Несколько женщин и молодых девушек, протиснувшихся вперед, кинулись врассыпную, как нимфы, преследуемые сатирами, или как вспугнутая велосипедистом стая кур; но едва наступило затишье, как они снова стали проталкиваться вперед с упорством, достойным более стойкого пола.
Вдруг раздался глухой рев мотора, и на площадь ворвалась пожарная машина. Высокая струя, словно из фонтана, взлетела над толпой, сверкая в лучах зимнего солнца, изогнулась с холодным изяществом и всей своей массой обрушилась в гущу возбужденной толпы.
Некоторые утверждают, что во время уличных демонстраций пожарная кишка, выбрасывающая струю, чистой воды, страшнее пулемета. Не знаю, как было бы здесь встречено появление пулемета, но, лишь только сверкнула над головами вода, люди мгновенно и самым жалким образом ударились в бегство. Меня подхватило, потащило теченьем, подбросило в воздух, швырнуло о какую-то стену и выкинуло не знаю куда. Только тут смог я встать на ноги и осмотреться. Оказалось, что я и еще восемь или десять человек находимся в каком-то дворе. Двое моих товарищей по несчастью поспешно запирали ворота.
Отгородившись от остальной вселенной, мы стали прислушиваться.
Снаружи гул политических волн перекатывался то туда, то сюда, время от времени в него врывался сухой ружейный треск. Выстрелы то затихали, то становились чаще. Один из запиравших ворота, с гневом прислушиваясь к отзвукам событий, промычал:
— Негодяи!..
Я не понял, к кому относился эпитет, — к той или другой партии демонстрантов, к пожарным ли, ко всему ли человечеству, бунтующему на улицах и площадях во имя наступления новой эры, — но и не стал углубляться в этот вопрос, потому что мой ум волновала другая проблема. Лишь только мое тело высвободилось из человеческой каши и снова стало индивидуальной величиной, моим первым страстным побуждением было засунуть руки в карманы в поисках пачки папирос. Но пачка подмокла и окончательно погибла. Ни единой целой папиросы. Я воскликнул:
— Да! Это неприятно!..
Суровый человек, запиравший ворота, бросил на меня презрительный взгляд. Но другой, очевидно, сочувствующий моей драме, подошел, улыбаясь, и протянул полный портсигар.
— Пожалуйста!.. Берите!..
В это время уличный шум как будто начал стихать. Я сидел на первой ступеньке лестницы, спускавшейся во двор.
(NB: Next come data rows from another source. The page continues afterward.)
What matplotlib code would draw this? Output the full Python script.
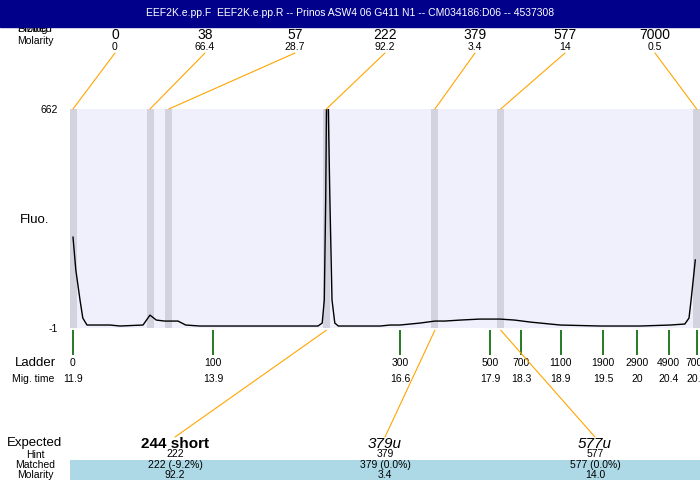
import matplotlib
matplotlib.use('Agg')
import matplotlib.pyplot as plt
from matplotlib.patches import ConnectionPatch, Rectangle

plt.rcParams['font.family'] = ['Liberation Sans', 'DejaVu Sans']
plt.rcParams['axes.unicode_minus'] = False

title = "EEF2K.e.pp.F  EEF2K.e.pp.R -- Prinos ASW4 06 G411 N1 -- CM034186:D06 -- 4537308"

# fluorescence trace: migration time vs fluo
trace_time = [11.90, 11.94, 12.00, 12.04, 12.10, 12.43, 12.57, 12.90, 13.00, 13.09,
              13.21, 13.40, 13.51, 13.71, 14.29, 14.86, 15.40, 15.46, 15.49, 15.51,
              15.53, 15.55, 15.57, 15.60, 15.64, 15.69, 16.00, 16.29, 16.43, 16.57,
              16.86, 17.07, 17.21, 17.43, 17.71, 18.00, 18.21, 18.43, 18.86, 19.43,
              20.00, 20.43, 20.64, 20.70, 20.73, 20.76, 20.79]
trace_fluo = [274, 175, 84, 29, 8, 8, 5, 8, 38, 23,
              20, 20, 8, 5, 5, 5, 5, 14, 84, 387,
              900, 629, 387, 84, 14, 5, 5, 5, 8, 8,
              14, 20, 20, 23, 26, 26, 23, 17, 8, 5,
              5, 8, 11, 29, 84, 144, 205]

ymin, ymax = -1, 662

# sized peaks (top rows)
peak_size = [0, 38, 57, 222, 379, 577, 7000]
peak_time = [11.9, 13.0, 13.27, 15.52, 17.07, 18.01, 20.81]
peak_molarity = ['0', '66.4', '28.7', '92.2', '3.4', '14', '0.5']

# ladder
ladder_size = [0, 100, 300, 500, 700, 1100, 1900, 2900, 4900, 7000]
ladder_time = [11.9, 13.9, 16.57, 17.86, 18.3, 18.87, 19.47, 19.96, 20.41, 20.81]

# expected products
expected_label = ['244 short', '379u', '577u']
expected_weight = ['bold', 'normal', 'normal']
expected_style = ['normal', 'italic', 'italic']
expected_peak = [222, 379, 577]
hint = ['222', '379', '577']
matched = ['222 (-9.2%)', '379 (0.0%)', '577 (0.0%)']
matched_molarity = ['92.2', '3.4', '14.0']

fig = plt.figure(figsize=(7, 4.8), dpi=100)

# main trace axes (pixel box 70..700 x 109..328)
ax = fig.add_axes([70/700, (480-328)/480, 630/700, 219/480])
ax.set_facecolor('#F0F0FC')
for s in ax.spines.values():
    s.set_visible(False)
x0 = 11.9 - 3/70
ax.set_xlim(x0, x0 + 9)
ax.set_ylim(ymin, ymax)
ax.set_xticks([])
ax.set_yticks([ymin, ymax])
ax.tick_params(axis='y', length=0, pad=9, labelsize=7.5)
for t in peak_time:
    ax.axvspan(t - 0.05, t + 0.05, color='#D3D3E0', lw=0)
ax.plot(trace_time, trace_fluo, color='black', lw=1.0)

xa = ax.get_xaxis_transform()
ax.vlines(ladder_time, -0.01, -0.123, transform=xa, color='#006400', lw=1.2, clip_on=False)
for sz, t in zip(ladder_size, ladder_time):
    ax.text(t, -0.16, str(sz), transform=xa, ha='center', va='center', fontsize=7.5)
    ax.text(t, -0.233, f"{round(t, 1):g}", transform=xa, ha='center', va='center', fontsize=7.5)

# overlay in pixel coordinates for labels
ov = fig.add_axes([0, 0, 1, 1])
ov.set_xlim(0, 700)
ov.set_ylim(480, 0)
ov.axis('off')
ov.patch.set_visible(False)

ov.text(17, 29, 'Sizing', ha='left', va='center', fontsize=8)
ov.text(17, 29, 'Plotted', ha='left', va='center', fontsize=8)
ov.add_patch(Rectangle((0, 0), 700, 27, color='#00008B', zorder=5))
ov.text(350, 12.5, title, color='white', ha='center', va='center', fontsize=7.5, zorder=6)
ov.text(17, 41, 'Molarity', ha='left', va='center', fontsize=7.5)

for i, (sz, t, m) in enumerate(zip(peak_size, peak_time, peak_molarity)):
    lx = 115 + 90 * i
    ov.text(lx, 35, str(sz), ha='center', va='center', fontsize=10)
    ov.text(lx, 47, m, ha='center', va='center', fontsize=7.5)
    fig.add_artist(ConnectionPatch(xyA=(lx, 53), coordsA=ov.transData,
                                   xyB=(t, 1.0), coordsB=xa,
                                   color='orange', lw=0.8))

ov.text(35, 220, 'Fluo.', ha='center', va='center', fontsize=9.5)
ov.text(35, 363, 'Ladder', ha='center', va='center', fontsize=9.5)
ov.text(33, 379, 'Mig. time', ha='center', va='center', fontsize=7.5)

ov.add_patch(Rectangle((70, 460), 630, 20, color='#ADD8E6', lw=0))
ov.text(35, 443, 'Expected', ha='center', va='center', fontsize=9.5)
ov.text(35, 455, 'Hint', ha='center', va='center', fontsize=7.5)
ov.text(35, 465, 'Matched', ha='center', va='center', fontsize=7.5)
ov.text(35, 475, 'Molarity', ha='center', va='center', fontsize=7.5)

for i in range(len(expected_label)):
    lx = 175 + 210 * i
    t = peak_time[peak_size.index(expected_peak[i])]
    ov.text(lx, 444, expected_label[i], ha='center', va='center', fontsize=11,
            fontweight=expected_weight[i], fontstyle=expected_style[i])
    ov.text(lx, 454, hint[i], ha='center', va='center', fontsize=7.5)
    ov.text(lx, 465, matched[i], ha='center', va='center', fontsize=7.5)
    ov.text(lx, 475, matched_molarity[i], ha='center', va='center', fontsize=7.5)
    fig.add_artist(ConnectionPatch(xyA=(t, -0.01), coordsA=xa,
                                   xyB=(lx, 437), coordsB=ov.transData,
                                   color='orange', lw=0.8))

fig.savefig('out.png', dpi=100)
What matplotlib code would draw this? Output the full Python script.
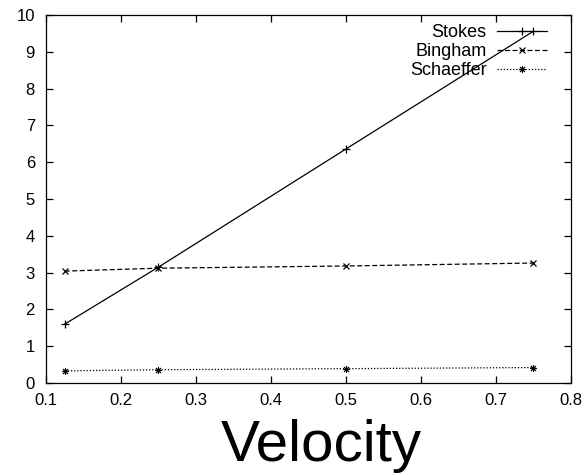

Стрельба совсем прекратилась. Один из наиболее любопытных предложил приотворить ворота и посмотреть, по сердитый человек запретил делать это.
Спокойный человек, что предложил мне папиросу, сел рядом на ступеньке, и, пуская дым, с олимпийской невозмутимостью сказал:
— Уже восемь дней, как не было дождя, — поэтому такой холодище.
Это умение отвлечься от всего нас сблизило и сразу отрезало от группы любопытных и перепуганных.